WHat is the problem with linking serotonin to anorexia?

A

That SSRIs, which alter levels of available brain serotonin, are ineffective when used with AN patients. However, malnutrition related changes in serotonin function may negate the action of SSRIs, which only become effective when weight returns to a more normal level.

246
Q

What did Kaye et al find about neural explanations for anorexia nervosa?

A

Found that when SSRIs are used with recovering AN patients, these drugs were effective in preventing relapse.

247
Q

What did Castro-Fornieles et al find about neural explanations for anorexia nervosa?

A

Found that adolescent girls with AN had higher levels of homovanillic acid (a waste product of dopamine) than a control group.
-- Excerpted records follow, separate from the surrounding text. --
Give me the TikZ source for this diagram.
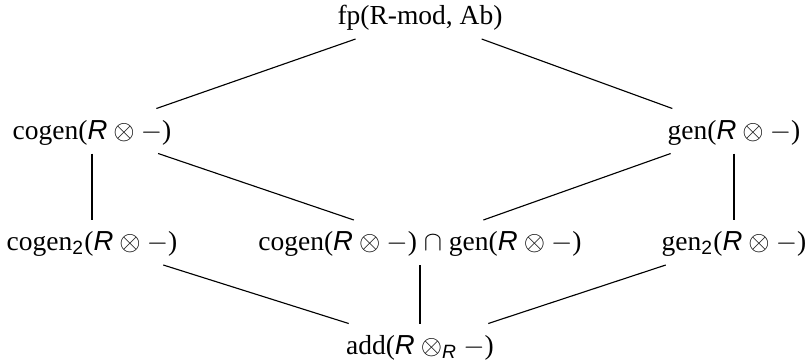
\documentclass[tikz,border=0pt]{standalone}
\usepackage{amsmath}
\usepackage{fontspec}
\setmainfont{Liberation Serif}
\newfontfamily\rsans{Liberation Sans}
\newcommand\RR{\text{\rsans\itshape R}}
\newcommand\two{\text{\rsans 2}}
\begin{document}
\begin{tikzpicture}[x=0.4pt,y=-0.4pt,
  lat/.style={font=\fontsize{11}{13}\selectfont, text height=9.8pt, text depth=3.4pt, inner sep=2.4pt, outer sep=0pt},
  edge/.style={line width=0.45pt}]
\useasboundingbox (0,0) rectangle (809,362);
\node[lat] (fp) at (420,16.5) {fp(R-mod, Ab)};
\node[lat] (cg) at (92,131) {cogen($\RR\otimes -$)};
\node[lat] (g) at (734,131) {gen($\RR\otimes -$)};
\node[lat] (cg2) at (92,242.5) {cogen$_{\two}$($\RR\otimes -$)};
\node[lat] (m) at (420,242.5) {cogen($\RR\otimes -$) $\cap$ gen($\RR\otimes -$)};
\node[lat] (g2) at (734,242.5) {gen$_{\two}$($\RR\otimes -$)};
\node[lat] (add) at (420,346) {add($\RR\otimes_{\RR} -$)};
\draw[edge] (fp) -- (cg);
\draw[edge] (fp) -- (g);
\draw[edge] (cg) -- (cg2);
\draw[edge] (cg) -- (m);
\draw[edge] (g) -- (m);
\draw[edge] (g) -- (g2);
\draw[edge] (cg2) -- (add);
\draw[edge] (m) -- (add);
\draw[edge] (g2) -- (add);
\end{tikzpicture}
\end{document}
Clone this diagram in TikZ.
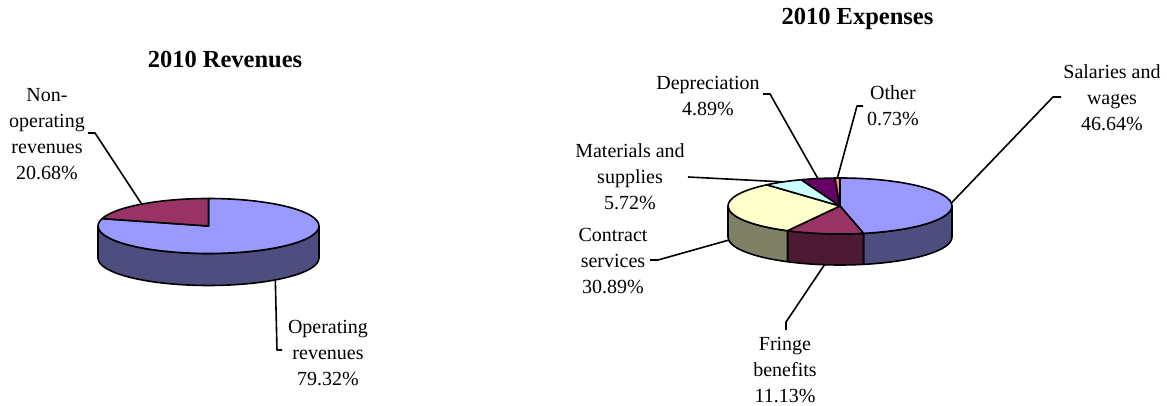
\documentclass[tikz,border=0pt]{standalone}
\usepackage{fontspec}
\setmainfont{Liberation Serif}
\definecolor{salblue}{HTML}{9999FF}
\definecolor{salside}{HTML}{4D4D80}
\definecolor{plum}{HTML}{993366}
\definecolor{plumside}{HTML}{4D1A33}
\definecolor{cream}{HTML}{FFFFCC}
\definecolor{creamside}{HTML}{808066}
\definecolor{aqua}{HTML}{CCFFFF}
\definecolor{grape}{HTML}{660066}
\definecolor{salmon}{HTML}{FF8080}
\begin{document}
\begin{tikzpicture}[ultra thick,x=1pt,y=1pt,line join=round,
    lbl/.style={align=center,font=\fontsize{20}{26}\selectfont},
    ttl/.style={font=\fontsize{24.5}{29}\selectfont\bfseries}]
      \useasboundingbox (0,0) rectangle (1167,406);
      \node[ttl] (R0) at (225,346) {2010 Revenues};
      \node[ttl] (E0) at (857.5,387) {2010 Expenses};
      \begin{scope}[shift={(208.5,180)}]
        \filldraw[fill=salside] (180:110.5 and 27.5) arc[start angle=180,end angle=360,x radius=110.5,y radius=27.5]
          -- ++(0,-32) arc[start angle=360,end angle=180,x radius=110.5,y radius=27.5] -- cycle;
        \filldraw[fill=salblue] (0,0) -- (90:110.5 and 27.5) arc[start angle=90,end angle=-195.55,x radius=110.5,y radius=27.5] -- cycle;
        \filldraw[fill=plum] (0,0) -- (164.45:110.5 and 27.5) arc[start angle=164.45,end angle=90,x radius=110.5,y radius=27.5] -- cycle;
      \end{scope}
      \begin{scope}[shift={(840,200)}]
        \foreach \a/\b/\c in {-77.9/0/salside,-117.97/-77.9/plumside,-180/-117.97/creamside}
          \filldraw[fill=\c] (\a:112 and 28) arc[start angle=\a,end angle=\b,x radius=112,y radius=28]
            -- ++(0,-31) arc[start angle=\b,end angle=\a,x radius=112,y radius=28] -- cycle;
        \foreach \a/\b/\c in {90/-77.9/salblue,-77.9/-117.97/plum,-117.97/-229.17/cream,
            -229.17/-249.76/aqua,-249.76/-267.37/grape,-267.37/-270/salmon}
          \filldraw[fill=\c] (0,0) -- (\a:112 and 28) arc[start angle=\a,end angle=\b,x radius=112,y radius=28] -- cycle;
      \end{scope}
      \node[lbl] (R1) at (47,272) {Non-\\operating\\revenues\\20.68\%};
      \node[lbl] (R2) at (328,53) {Operating\\revenues\\79.32\%};
      \node[lbl] (E1) at (1112,308.5) {Salaries and\\wages\\46.64\%};
      \node[lbl] (E2) at (785,36) {Fringe\\benefits\\11.13\%};
      \node[lbl] (E3) at (613,145) {Contract\\services\\30.89\%};
      \node[lbl] (E4) at (630,229) {Materials and\\supplies\\5.72\%};
      \node[lbl] (E5) at (708,310) {Depreciation\\4.89\%};
      \node[lbl] (E6) at (893,300) {Other\\0.73\%};
      \coordinate (R1p) at (141.7,201.9);
      \coordinate (R1k) at (95,273);
      \coordinate (R1t) at (88,273);
      \coordinate (R2p) at (275.3,126.1);
      \coordinate (R2k) at (277,56);
      \coordinate (R2t) at (282,56);
      \coordinate (E1p) at (951.4,203);
      \coordinate (E1k) at (1053,309);
      \coordinate (E1t) at (1061,309);
      \coordinate (E2p) at (824.5,141.3);
      \coordinate (E2k) at (786,84);
      \coordinate (E2t) at (786,76);
      \coordinate (E3p) at (728.7,165.9);
      \coordinate (E3k) at (658,146);
      \coordinate (E3t) at (650,146);
      \coordinate (E4p) at (783.1,224.1);
      \coordinate (E4t) at (688,229);
      \coordinate (E5p) at (817.9,227.4);
      \coordinate (E5k) at (770,312);
      \coordinate (E5t) at (763,312);
      \coordinate (E6p) at (837.4,228);
      \coordinate (E6k) at (857,300);
      \coordinate (E6t) at (863,300);
      \foreach \n in {R1,R2,E1,E2,E3,E5,E6}
        \draw (\n p) -- (\n k) -- (\n t);
      \draw (E4p) -- (E4t);
    \end{tikzpicture}
\end{document}
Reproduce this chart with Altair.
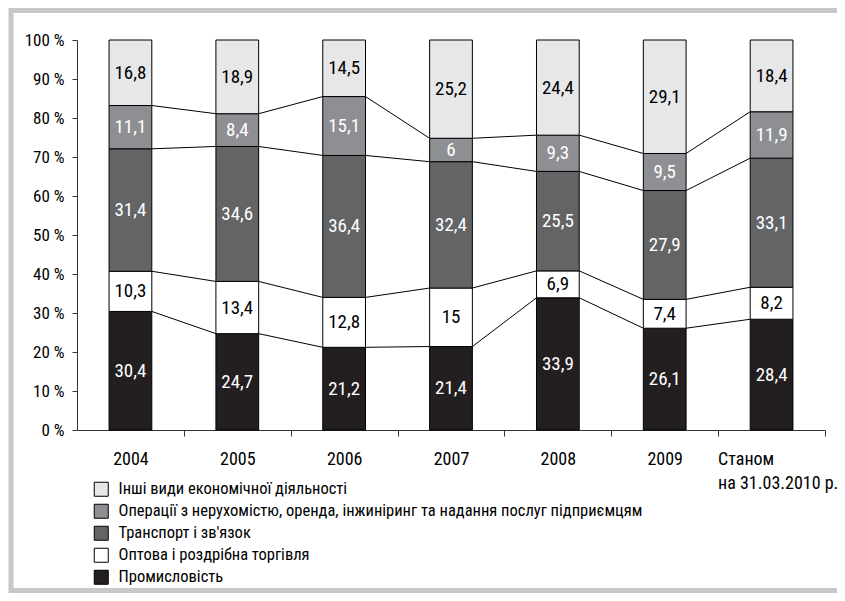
import json
import altair as alt
import pandas as pd

# ---- data ----
categories = ["2004", "2005", "2006", "2007", "2008", "2009", "Станом\nна 31.03.2010 р."]

# series, bottom to top
series_names = [
    "Промисловість",
    "Оптова і роздрібна торгівля",
    "Транспорт і зв'язок",
    "Операції з нерухомістю, оренда, інжиніринг та надання послуг підприємцям",
    "Інші види економічної діяльності",
]
industry = [30.4, 24.7, 21.2, 21.4, 33.9, 26.1, 28.4]
trade = [10.3, 13.4, 12.8, 15, 6.9, 7.4, 8.2]
transport = [31.4, 34.6, 36.4, 32.4, 25.5, 27.9, 33.1]
realestate = [11.1, 8.4, 15.1, 6, 9.3, 9.5, 11.9]
other = [16.8, 18.9, 14.5, 25.2, 24.4, 29.1, 18.4]

series_values = [industry, trade, transport, realestate, other]
series_colors = ["#231f20", "#ffffff", "#636466", "#8e8f92", "#e6e7e8"]
label_colors = ["white", "black", "white", "white", "black"]

HALF = 0.2  # half bar width in category units

# ---- build tables ----
rows = []
cum = [[0.0] * len(categories)]
for s, (name, vals) in enumerate(zip(series_names, series_values)):
    prev = cum[-1]
    nxt = [p + v for p, v in zip(prev, vals)]
    for i, v in enumerate(vals):
        rows.append({
            "idx": i, "x0": i - HALF, "x1": i + HALF,
            "series": name, "value": v,
            "y0": prev[i], "y1": nxt[i], "ym": (prev[i] + nxt[i]) / 2,
            "lab": f"{v:g}".replace(".", ","),
            "lc": label_colors[s],
        })
    cum.append(nxt)
df = pd.DataFrame(rows)

lines = []
for k in range(1, len(series_names)):
    for i in range(len(categories) - 1):
        lines.append({"xa": i + HALF, "xb": i + 1 - HALF,
                      "ya": cum[k][i], "yb": cum[k][i + 1]})
dl = pd.DataFrame(lines)

FONT = "Roboto Condensed, Liberation Sans Narrow, DejaVu Sans Condensed, Arial Narrow, sans-serif"

legend_order = list(reversed(series_names))
color_scale = alt.Scale(domain=legend_order,
                        range=list(reversed(series_colors)))

cat_lines = json.dumps([c.split("\n") for c in categories], ensure_ascii=False)
last = len(categories) - 1

x_scale = alt.Scale(domain=[-0.5, len(categories) - 0.5], nice=False, zero=False)
y_scale = alt.Scale(domain=[0, 100], nice=False)

x_axis = alt.Axis(
    values=[i * 0.5 for i in range(0, 2 * len(categories))],
    labelExpr=f"datum.value % 1 != 0 ? '' : {cat_lines}[datum.value]",
    tickOpacity={"condition": {"test": "datum.value % 1 == 0", "value": 0}, "value": 1},
    labelAlign={"condition": {"test": f"datum.value == {last}", "value": "left"}, "value": "center"},
    labelOffset={"condition": {"test": f"datum.value == {last}", "value": -54}, "value": 0},
    tickSize=6, labelPadding=14, labelBaseline="top",
    labelFontSize=18, labelColor="black", labelFont=FONT, labelLineHeight=24,
    domainColor="#333333", tickColor="#333333", grid=False, title=None,
    labelOverlap=False, labelBound=False, labelFlush=False,
)
y_axis = alt.Axis(
    values=list(range(0, 101, 10)),
    tickCount=11,
    labelExpr="datum.value + ' %'",
    tickSize=5, labelPadding=8, labelFontSize=17, labelColor="black", labelFont=FONT,
    labelOverlap=False, labelFlush=False, labelBound=False,
    domainColor="#333333", tickColor="#333333", grid=False, title=None,
)


def xq(field):
    return alt.X(field, type="quantitative", scale=x_scale, axis=x_axis)


def yq(field):
    return alt.Y(field, type="quantitative", scale=y_scale, axis=y_axis)


bars = alt.Chart(df).mark_bar(stroke="black", strokeWidth=1).encode(
    x=xq("x0"),
    x2="x1:Q",
    y=yq("y0"),
    y2="y1:Q",
    color=alt.Color("series:N", scale=color_scale, sort=legend_order,
                    legend=alt.Legend(
                        title=None, orient="none", legendX=16, legendY=441,
                        symbolType="square", symbolSize=196,
                        symbolStrokeColor="black", symbolStrokeWidth=1,
                        symbolOpacity=1, labelFontSize=16.5, labelFont=FONT,
                        labelColor="black", rowPadding=3, labelOffset=9,
                        padding=0, labelLimit=700,
                    )),
)

texts = alt.Chart(df).mark_text(fontSize=19, font=FONT, baseline="middle").encode(
    x=xq("idx"),
    y=yq("ym"),
    text="lab:N",
    color=alt.Color("lc:N", scale=None),
)

connectors = alt.Chart(dl).mark_rule(color="black", strokeWidth=1).encode(
    x=xq("xa"),
    x2="xb:Q",
    y=yq("ya"),
    y2="yb:Q",
)

frame = alt.Chart(alt.Data(values=[{}])).mark_rect(
    fillOpacity=0, stroke="#c8c8c9", strokeWidth=5
).encode(
    x=alt.value(-66), x2=alt.value(790), y=alt.value(-29.5), y2=alt.value(550.5)
)

chart = alt.layer(frame, connectors, bars, texts).properties(
    width=748, height=390,
    autosize=alt.AutoSizeParams(type="none"),
    padding={"left": 69, "top": 32, "right": 12, "bottom": 163},
    background="white",
).configure_view(stroke=None)

chart.save("out.html", embed_options={"renderer": "svg", "actions": False})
Improvement in weight levels was associated with normalisation of homovanilic levels.

248
Q

What did Wang et al find about neural explanations for anorexia?

A

Showed that lower than normal levels of dopamine receptors in the brains of obese individuals.

249
Q

What is levels of dopamine thought to be linked to with anorexia?

A

Levels of dopamine appear to be inversely related to body weight, although whether this is a cause of a consequence is not yet clear.

250
Q

What did Bulik et al suggest about anorexia nervosa?

A

Suggests that if we could use an individual’s genetic profile to indicate level of risk, it would be possible to develop specially tailored prevention programmes for those most susceptible to developing AN.

251
Q

What did Favaro et al find about neural explanations for anorexia nervosa?

A

Found that perinatal (i.e. immediately before or after birth) complications significantly associated with risk of developing AN were placental infarction (obstructed blood supply in the placenta), early eating difficulties, and a low birth weight.

252
Q

What are the problems associated with evolutionary explanations for anorexia nervosa?

A

How can the symptoms of AN be passed on by natural selection, as they decrease fertility and can be fatal? AN would have functioned more effectively in ancestral conditions, yet outside the ecological setting in which it evolved disoders such as AN can be deadly.

253
Q

What is the problem with studies of eating disorders concentrating on women?

A

Recent statitions suggest that 25% of adults with eating disorders are men. Thus, eating disorders such as AN are not exclusively a female problem.